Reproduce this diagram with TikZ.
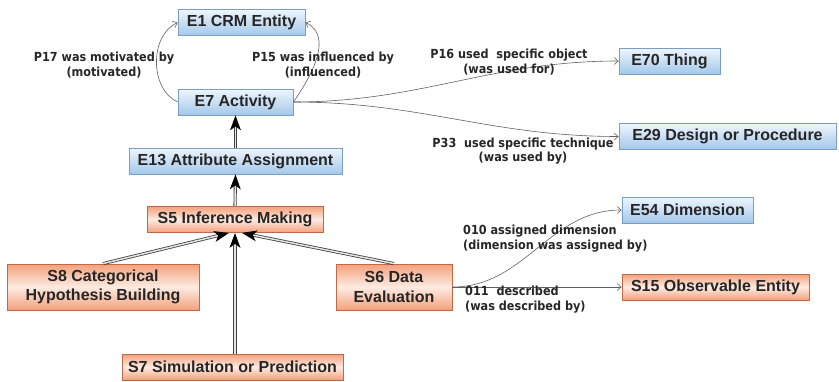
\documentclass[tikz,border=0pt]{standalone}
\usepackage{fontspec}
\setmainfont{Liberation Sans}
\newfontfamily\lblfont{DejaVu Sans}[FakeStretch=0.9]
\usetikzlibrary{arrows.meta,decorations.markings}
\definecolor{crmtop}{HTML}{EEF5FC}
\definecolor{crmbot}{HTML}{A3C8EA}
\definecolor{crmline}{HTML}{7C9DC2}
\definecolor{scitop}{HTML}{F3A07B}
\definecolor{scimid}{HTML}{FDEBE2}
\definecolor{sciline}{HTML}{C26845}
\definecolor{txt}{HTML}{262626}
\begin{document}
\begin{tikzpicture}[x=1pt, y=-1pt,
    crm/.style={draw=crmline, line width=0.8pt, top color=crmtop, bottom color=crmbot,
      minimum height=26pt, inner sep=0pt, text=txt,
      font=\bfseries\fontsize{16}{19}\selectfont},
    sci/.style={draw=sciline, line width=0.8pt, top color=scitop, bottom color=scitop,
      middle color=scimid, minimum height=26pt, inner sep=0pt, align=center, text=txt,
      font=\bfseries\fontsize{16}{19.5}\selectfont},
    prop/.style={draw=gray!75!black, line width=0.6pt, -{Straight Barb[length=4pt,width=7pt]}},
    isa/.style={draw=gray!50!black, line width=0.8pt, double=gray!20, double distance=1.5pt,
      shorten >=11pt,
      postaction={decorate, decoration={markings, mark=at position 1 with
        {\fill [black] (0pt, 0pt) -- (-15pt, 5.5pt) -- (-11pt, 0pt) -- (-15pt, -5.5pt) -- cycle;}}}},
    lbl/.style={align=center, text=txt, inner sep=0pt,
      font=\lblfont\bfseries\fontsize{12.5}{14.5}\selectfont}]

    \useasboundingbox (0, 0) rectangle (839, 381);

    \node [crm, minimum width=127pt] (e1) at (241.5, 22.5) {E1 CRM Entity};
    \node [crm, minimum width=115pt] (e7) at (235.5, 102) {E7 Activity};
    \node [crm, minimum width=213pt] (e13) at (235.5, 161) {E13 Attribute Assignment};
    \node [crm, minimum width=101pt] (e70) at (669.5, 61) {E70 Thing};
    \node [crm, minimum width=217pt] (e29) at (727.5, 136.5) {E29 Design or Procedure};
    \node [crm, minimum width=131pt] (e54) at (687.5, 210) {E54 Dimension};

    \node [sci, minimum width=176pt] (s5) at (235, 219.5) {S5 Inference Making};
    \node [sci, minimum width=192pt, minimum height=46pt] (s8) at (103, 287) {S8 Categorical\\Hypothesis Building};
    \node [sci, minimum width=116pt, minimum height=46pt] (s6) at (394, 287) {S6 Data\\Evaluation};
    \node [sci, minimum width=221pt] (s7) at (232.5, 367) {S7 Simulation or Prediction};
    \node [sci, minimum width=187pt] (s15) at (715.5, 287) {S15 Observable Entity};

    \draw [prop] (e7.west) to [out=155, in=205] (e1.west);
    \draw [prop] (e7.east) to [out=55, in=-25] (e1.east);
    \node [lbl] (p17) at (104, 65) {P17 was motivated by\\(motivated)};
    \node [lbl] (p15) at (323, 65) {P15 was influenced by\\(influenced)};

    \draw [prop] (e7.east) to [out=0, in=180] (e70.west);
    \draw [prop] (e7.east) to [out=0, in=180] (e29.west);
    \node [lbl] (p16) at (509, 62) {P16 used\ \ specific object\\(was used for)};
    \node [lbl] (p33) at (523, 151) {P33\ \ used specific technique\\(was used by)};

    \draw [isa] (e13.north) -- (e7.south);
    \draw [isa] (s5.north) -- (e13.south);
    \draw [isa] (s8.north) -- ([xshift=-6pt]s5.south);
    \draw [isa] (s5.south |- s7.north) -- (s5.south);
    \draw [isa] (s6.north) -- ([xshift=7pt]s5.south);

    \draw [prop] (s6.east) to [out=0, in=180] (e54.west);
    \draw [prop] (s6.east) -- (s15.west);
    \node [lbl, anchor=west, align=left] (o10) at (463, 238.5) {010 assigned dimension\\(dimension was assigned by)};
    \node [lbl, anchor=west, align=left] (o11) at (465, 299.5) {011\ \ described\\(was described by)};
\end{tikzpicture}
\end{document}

→ GIVEN REQUEST
Retype the listing exactly. Pictures do not belong in the copy.

→ SOLUTION FOR THIS TASK
Reproduce this diagram with TikZ.
\documentclass[tikz,border=0pt]{standalone}
\usepackage{fontspec}
\setmainfont{Liberation Sans}
\newfontfamily\lblfont{DejaVu Sans}[FakeStretch=0.9]
\usetikzlibrary{arrows.meta,decorations.markings}
\definecolor{crmtop}{HTML}{EEF5FC}
\definecolor{crmbot}{HTML}{A3C8EA}
\definecolor{crmline}{HTML}{7C9DC2}
\definecolor{scitop}{HTML}{F3A07B}
\definecolor{scimid}{HTML}{FDEBE2}
\definecolor{sciline}{HTML}{C26845}
\definecolor{txt}{HTML}{262626}
\begin{document}
\begin{tikzpicture}[x=1pt, y=-1pt,
    crm/.style={draw=crmline, line width=0.8pt, top color=crmtop, bottom color=crmbot,
      minimum height=26pt, inner sep=0pt, text=txt,
      font=\bfseries\fontsize{16}{19}\selectfont},
    sci/.style={draw=sciline, line width=0.8pt, top color=scitop, bottom color=scitop,
      middle color=scimid, minimum height=26pt, inner sep=0pt, align=center, text=txt,
      font=\bfseries\fontsize{16}{19.5}\selectfont},
    prop/.style={draw=gray!75!black, line width=0.6pt, -{Straight Barb[length=4pt,width=7pt]}},
    isa/.style={draw=gray!50!black, line width=0.8pt, double=gray!20, double distance=1.5pt,
      shorten >=11pt,
      postaction={decorate, decoration={markings, mark=at position 1 with
        {\fill [black] (0pt, 0pt) -- (-15pt, 5.5pt) -- (-11pt, 0pt) -- (-15pt, -5.5pt) -- cycle;}}}},
    lbl/.style={align=center, text=txt, inner sep=0pt,
      font=\lblfont\bfseries\fontsize{12.5}{14.5}\selectfont}]

    \useasboundingbox (0, 0) rectangle (839, 381);

    \node [crm, minimum width=127pt] (e1) at (241.5, 22.5) {E1 CRM Entity};
    \node [crm, minimum width=115pt] (e7) at (235.5, 102) {E7 Activity};
    \node [crm, minimum width=213pt] (e13) at (235.5, 161) {E13 Attribute Assignment};
    \node [crm, minimum width=101pt] (e70) at (669.5, 61) {E70 Thing};
    \node [crm, minimum width=217pt] (e29) at (727.5, 136.5) {E29 Design or Procedure};
    \node [crm, minimum width=131pt] (e54) at (687.5, 210) {E54 Dimension};

    \node [sci, minimum width=176pt] (s5) at (235, 219.5) {S5 Inference Making};
    \node [sci, minimum width=192pt, minimum height=46pt] (s8) at (103, 287) {S8 Categorical\\Hypothesis Building};
    \node [sci, minimum width=116pt, minimum height=46pt] (s6) at (394, 287) {S6 Data\\Evaluation};
    \node [sci, minimum width=221pt] (s7) at (232.5, 367) {S7 Simulation or Prediction};
    \node [sci, minimum width=187pt] (s15) at (715.5, 287) {S15 Observable Entity};

    \draw [prop] (e7.west) to [out=155, in=205] (e1.west);
    \draw [prop] (e7.east) to [out=55, in=-25] (e1.east);
    \node [lbl] (p17) at (104, 65) {P17 was motivated by\\(motivated)};
    \node [lbl] (p15) at (323, 65) {P15 was influenced by\\(influenced)};

    \draw [prop] (e7.east) to [out=0, in=180] (e70.west);
    \draw [prop] (e7.east) to [out=0, in=180] (e29.west);
    \node [lbl] (p16) at (509, 62) {P16 used\ \ specific object\\(was used for)};
    \node [lbl] (p33) at (523, 151) {P33\ \ used specific technique\\(was used by)};

    \draw [isa] (e13.north) -- (e7.south);
    \draw [isa] (s5.north) -- (e13.south);
    \draw [isa] (s8.north) -- ([xshift=-6pt]s5.south);
    \draw [isa] (s5.south |- s7.north) -- (s5.south);
    \draw [isa] (s6.north) -- ([xshift=7pt]s5.south);

    \draw [prop] (s6.east) to [out=0, in=180] (e54.west);
    \draw [prop] (s6.east) -- (s15.west);
    \node [lbl, anchor=west, align=left] (o10) at (463, 238.5) {010 assigned dimension\\(dimension was assigned by)};
    \node [lbl, anchor=west, align=left] (o11) at (465, 299.5) {011\ \ described\\(was described by)};
\end{tikzpicture}
\end{document}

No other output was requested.